B-Corporations

In the USA, a “B-Corporation” or “benefit corporation” is a for-profit corporation that has been authorized by 30+ states, including the District of Columbiathat focuses on positive impacts to society, community, workers and the environment, in addition to shareholders, as its legally defined purpose. B-corporations are different from traditional corporations by design, e.g. in transparency and accountability, but not with regards to taxation. As of 2015, Italy has introduced a similar type of for-profit corporate entity called “Società Benefit”, an essentially direct translation from english, thus making Italy the second country worldwide to make this status available on its territory. Australia, too, is in the process of allowing their own version as of this year, 2016. Whether or not it will come into law has yet to be seen, but we remain hopeful.

The stated intent of a benefit corporation is creating overall public benefit, not just benefiting the small group of share holders and executives which tend to benefit from traditional companies. “Public benefit” is defined as having a noticeable material impact on society/community and the environment. In economic terms this would be stated as a corporation which seeks to maximize positive externalities while minimizing negative externalities. A b-corporation’s officers and directors operate the business with the same power as in a traditional corporation but must first consider the impact their decisions will have not only on shareholders but also on communities and the environment. In traditional corporations, shareholders alone are left to  judge the company’s financial performance, with little say from outside except in extreme situations, e.g. Enron or B.P.

Inside a B-corporation, shareholders evaluate performance by analyzing the totality of the company’s social, environmental, and fiscal attributes. Transparency requirements require B-corporations to make public annual surveys detailing their positive impacts upon social and environmental performance using comprehensive, reliable, independent, and non-corrupt third-party standards. Some states, for example, require benefit corporations to file reports with their local Secretary of State, or merely to publish said surveys publicly another way. Either way, neither the Secretary of State, nor any other outside body, has control over the content of the “benefit report”.

Depending upon the state, shareholders retain their private right to action, often times called a benefit enforcement proceeding, to effectively enforce the company’s mandate when the business has not sufficiently pursued or created a public benefit worth mentioning. However, as of this date, no benefit enforcement proceeding has been enacted by benefit corporation shareholders in any U.S. jurisdiction.

There are around a dozen third-party rubrics that satisfy the mandated reporting requirements for b-corporation statutes. B-corporations need not acquire certification or be audited by a 3rd party standard. Instead, they utilize 3rd party standards merely as a rubric to measure performance. While we would prefer there be an objective and absolute criteria for these corporations, we understand that we cannot allow the perfect to be the enemy of the good. That a company attempts to live up to one of these rubrics is, we believe, a wonderful step in the right direction.
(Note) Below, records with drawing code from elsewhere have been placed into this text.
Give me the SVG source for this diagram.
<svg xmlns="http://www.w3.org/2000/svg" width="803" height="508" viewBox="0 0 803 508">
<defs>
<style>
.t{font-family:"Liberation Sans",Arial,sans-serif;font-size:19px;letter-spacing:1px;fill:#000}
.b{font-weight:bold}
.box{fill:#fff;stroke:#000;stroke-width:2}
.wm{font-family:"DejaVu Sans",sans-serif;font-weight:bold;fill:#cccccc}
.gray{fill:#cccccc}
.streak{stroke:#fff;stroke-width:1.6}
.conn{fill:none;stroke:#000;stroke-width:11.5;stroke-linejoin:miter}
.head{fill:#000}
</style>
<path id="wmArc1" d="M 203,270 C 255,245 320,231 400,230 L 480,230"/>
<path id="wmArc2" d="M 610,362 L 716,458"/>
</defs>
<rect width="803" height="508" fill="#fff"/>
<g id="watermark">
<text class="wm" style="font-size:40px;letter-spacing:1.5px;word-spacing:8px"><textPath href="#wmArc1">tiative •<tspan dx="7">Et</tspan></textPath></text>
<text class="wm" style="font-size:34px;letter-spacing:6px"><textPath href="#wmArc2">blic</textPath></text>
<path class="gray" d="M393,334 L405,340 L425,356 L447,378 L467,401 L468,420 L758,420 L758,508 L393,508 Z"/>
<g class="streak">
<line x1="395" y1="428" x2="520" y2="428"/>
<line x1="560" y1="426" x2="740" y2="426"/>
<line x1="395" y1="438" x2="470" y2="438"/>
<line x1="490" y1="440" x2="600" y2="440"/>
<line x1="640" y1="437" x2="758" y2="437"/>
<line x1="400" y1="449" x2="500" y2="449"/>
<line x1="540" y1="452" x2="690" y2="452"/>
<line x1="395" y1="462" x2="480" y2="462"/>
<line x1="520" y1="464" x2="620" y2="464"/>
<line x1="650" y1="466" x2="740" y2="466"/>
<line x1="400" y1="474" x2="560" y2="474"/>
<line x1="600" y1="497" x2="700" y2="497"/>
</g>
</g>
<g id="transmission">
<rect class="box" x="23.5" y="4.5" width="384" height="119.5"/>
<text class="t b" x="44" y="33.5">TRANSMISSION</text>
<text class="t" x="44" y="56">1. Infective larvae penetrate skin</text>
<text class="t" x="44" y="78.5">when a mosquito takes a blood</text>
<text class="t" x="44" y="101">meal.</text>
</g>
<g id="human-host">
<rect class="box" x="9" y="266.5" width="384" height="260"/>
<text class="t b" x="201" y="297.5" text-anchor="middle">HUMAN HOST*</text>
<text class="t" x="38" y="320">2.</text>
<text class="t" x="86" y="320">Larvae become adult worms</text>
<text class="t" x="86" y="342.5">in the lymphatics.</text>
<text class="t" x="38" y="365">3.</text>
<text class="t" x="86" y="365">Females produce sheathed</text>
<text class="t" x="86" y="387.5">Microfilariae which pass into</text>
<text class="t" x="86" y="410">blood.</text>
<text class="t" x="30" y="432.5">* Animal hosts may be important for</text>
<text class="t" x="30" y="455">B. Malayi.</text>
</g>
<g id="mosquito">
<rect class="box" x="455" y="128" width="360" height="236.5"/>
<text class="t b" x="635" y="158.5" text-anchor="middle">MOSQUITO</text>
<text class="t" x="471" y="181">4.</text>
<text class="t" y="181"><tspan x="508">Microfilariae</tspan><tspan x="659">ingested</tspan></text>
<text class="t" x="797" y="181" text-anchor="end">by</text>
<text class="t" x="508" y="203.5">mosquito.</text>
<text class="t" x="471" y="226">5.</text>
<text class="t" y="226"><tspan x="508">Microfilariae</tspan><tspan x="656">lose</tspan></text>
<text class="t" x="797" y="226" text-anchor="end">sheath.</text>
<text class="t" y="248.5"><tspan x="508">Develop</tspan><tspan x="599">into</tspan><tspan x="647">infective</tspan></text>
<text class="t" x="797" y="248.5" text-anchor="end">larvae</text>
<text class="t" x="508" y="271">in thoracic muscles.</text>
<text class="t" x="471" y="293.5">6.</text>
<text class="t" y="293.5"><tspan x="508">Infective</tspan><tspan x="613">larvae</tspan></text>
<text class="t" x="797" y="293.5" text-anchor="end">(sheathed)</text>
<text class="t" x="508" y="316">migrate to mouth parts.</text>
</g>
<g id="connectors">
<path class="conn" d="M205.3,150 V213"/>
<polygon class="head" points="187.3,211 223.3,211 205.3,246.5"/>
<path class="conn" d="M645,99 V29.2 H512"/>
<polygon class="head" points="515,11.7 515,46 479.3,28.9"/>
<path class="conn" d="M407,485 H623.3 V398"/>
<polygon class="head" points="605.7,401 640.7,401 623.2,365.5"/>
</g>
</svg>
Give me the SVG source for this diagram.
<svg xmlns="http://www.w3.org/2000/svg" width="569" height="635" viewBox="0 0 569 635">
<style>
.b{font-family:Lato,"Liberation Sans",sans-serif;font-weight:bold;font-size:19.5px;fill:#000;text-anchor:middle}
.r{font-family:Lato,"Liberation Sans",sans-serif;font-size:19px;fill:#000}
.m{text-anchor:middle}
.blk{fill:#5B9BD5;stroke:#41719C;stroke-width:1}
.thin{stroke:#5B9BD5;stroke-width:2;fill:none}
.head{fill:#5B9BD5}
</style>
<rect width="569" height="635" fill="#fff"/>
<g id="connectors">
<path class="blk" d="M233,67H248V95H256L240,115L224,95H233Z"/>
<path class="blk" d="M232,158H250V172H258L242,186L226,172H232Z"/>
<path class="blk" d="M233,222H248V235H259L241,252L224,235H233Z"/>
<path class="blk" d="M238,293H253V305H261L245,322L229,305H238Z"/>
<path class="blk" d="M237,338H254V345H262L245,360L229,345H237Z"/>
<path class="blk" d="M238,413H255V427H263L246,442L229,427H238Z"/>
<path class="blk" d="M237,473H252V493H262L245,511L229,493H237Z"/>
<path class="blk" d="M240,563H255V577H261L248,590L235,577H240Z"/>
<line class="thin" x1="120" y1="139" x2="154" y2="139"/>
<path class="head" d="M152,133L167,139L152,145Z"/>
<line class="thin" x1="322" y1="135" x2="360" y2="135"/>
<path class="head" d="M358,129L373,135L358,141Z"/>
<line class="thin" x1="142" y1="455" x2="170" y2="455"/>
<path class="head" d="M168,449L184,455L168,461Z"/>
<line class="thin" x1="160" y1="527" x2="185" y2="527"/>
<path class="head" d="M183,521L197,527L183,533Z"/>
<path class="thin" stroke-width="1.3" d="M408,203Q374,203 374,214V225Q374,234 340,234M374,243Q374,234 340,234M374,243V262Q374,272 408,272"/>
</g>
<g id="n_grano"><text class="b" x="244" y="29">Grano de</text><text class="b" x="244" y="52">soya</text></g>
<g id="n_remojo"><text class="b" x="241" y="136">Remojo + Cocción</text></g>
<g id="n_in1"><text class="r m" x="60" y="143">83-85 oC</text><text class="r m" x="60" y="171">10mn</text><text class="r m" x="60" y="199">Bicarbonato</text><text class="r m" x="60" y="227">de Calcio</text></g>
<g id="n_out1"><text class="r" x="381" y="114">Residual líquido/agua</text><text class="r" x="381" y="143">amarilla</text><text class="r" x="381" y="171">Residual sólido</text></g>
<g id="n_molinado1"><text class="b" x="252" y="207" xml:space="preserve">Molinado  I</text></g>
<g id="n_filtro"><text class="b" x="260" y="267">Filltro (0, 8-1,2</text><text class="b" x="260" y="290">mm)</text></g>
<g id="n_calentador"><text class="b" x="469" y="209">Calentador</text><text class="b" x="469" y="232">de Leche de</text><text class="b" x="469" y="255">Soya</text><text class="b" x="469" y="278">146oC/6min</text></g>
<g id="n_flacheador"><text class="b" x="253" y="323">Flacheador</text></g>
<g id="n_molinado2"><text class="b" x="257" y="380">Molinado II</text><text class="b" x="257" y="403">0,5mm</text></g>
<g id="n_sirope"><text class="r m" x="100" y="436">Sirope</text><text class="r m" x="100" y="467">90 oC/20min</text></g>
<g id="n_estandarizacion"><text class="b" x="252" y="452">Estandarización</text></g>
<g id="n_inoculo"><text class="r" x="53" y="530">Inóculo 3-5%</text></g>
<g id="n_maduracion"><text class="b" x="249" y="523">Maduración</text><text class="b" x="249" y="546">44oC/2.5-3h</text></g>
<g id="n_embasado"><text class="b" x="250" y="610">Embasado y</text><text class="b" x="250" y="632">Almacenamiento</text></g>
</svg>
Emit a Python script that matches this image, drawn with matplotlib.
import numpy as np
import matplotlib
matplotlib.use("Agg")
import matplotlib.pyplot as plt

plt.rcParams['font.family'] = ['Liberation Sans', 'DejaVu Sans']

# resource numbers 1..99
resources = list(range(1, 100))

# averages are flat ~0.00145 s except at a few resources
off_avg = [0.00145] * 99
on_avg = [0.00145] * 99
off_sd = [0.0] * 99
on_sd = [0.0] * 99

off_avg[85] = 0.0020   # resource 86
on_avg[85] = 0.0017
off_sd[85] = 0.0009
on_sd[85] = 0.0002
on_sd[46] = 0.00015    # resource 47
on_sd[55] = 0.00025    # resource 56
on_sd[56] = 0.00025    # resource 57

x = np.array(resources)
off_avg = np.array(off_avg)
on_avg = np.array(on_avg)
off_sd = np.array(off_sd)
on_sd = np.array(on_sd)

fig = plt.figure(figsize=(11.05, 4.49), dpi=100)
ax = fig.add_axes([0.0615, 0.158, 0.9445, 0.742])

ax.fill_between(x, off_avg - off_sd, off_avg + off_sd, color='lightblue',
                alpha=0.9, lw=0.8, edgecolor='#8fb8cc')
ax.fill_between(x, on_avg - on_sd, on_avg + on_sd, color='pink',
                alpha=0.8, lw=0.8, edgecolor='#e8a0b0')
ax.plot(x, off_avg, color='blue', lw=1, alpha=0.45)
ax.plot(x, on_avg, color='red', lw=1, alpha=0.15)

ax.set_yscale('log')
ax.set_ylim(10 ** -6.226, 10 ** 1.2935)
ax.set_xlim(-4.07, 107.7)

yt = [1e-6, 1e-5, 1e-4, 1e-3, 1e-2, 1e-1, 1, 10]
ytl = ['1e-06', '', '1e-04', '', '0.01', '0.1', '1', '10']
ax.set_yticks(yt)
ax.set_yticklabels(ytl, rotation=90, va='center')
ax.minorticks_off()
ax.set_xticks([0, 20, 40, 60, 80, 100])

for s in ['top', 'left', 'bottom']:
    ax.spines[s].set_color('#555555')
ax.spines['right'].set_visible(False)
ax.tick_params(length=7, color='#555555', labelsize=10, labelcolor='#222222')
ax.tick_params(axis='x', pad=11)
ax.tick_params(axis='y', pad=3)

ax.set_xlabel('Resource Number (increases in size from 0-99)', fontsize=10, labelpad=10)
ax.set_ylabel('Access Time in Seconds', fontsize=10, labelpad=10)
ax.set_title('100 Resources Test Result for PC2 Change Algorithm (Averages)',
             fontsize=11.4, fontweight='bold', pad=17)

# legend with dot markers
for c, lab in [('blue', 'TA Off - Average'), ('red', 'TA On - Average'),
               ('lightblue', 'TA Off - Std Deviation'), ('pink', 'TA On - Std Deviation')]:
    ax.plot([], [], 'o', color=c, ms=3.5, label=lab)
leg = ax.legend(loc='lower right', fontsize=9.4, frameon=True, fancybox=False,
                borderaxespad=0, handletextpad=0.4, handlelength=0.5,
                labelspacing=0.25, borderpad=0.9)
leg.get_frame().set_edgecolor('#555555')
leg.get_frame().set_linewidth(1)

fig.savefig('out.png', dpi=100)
We wish more would do it and believe the larger battle, in fact, is getting more corporations to become B-corporations, not further policing the existing B-corprorations which have already, to a certain degree, demonstrated a responsibility to their community. Now, if a company used the B-corporation designation to further their own ends, without believing in what it stands for then we would be upset. As it stands, Etsy, has gathered some controversy. Some claim it doesn’t uphold a perfect standard. What do we think? Etsy isn’t perfect, but neither is the world. We are just glad they are trying.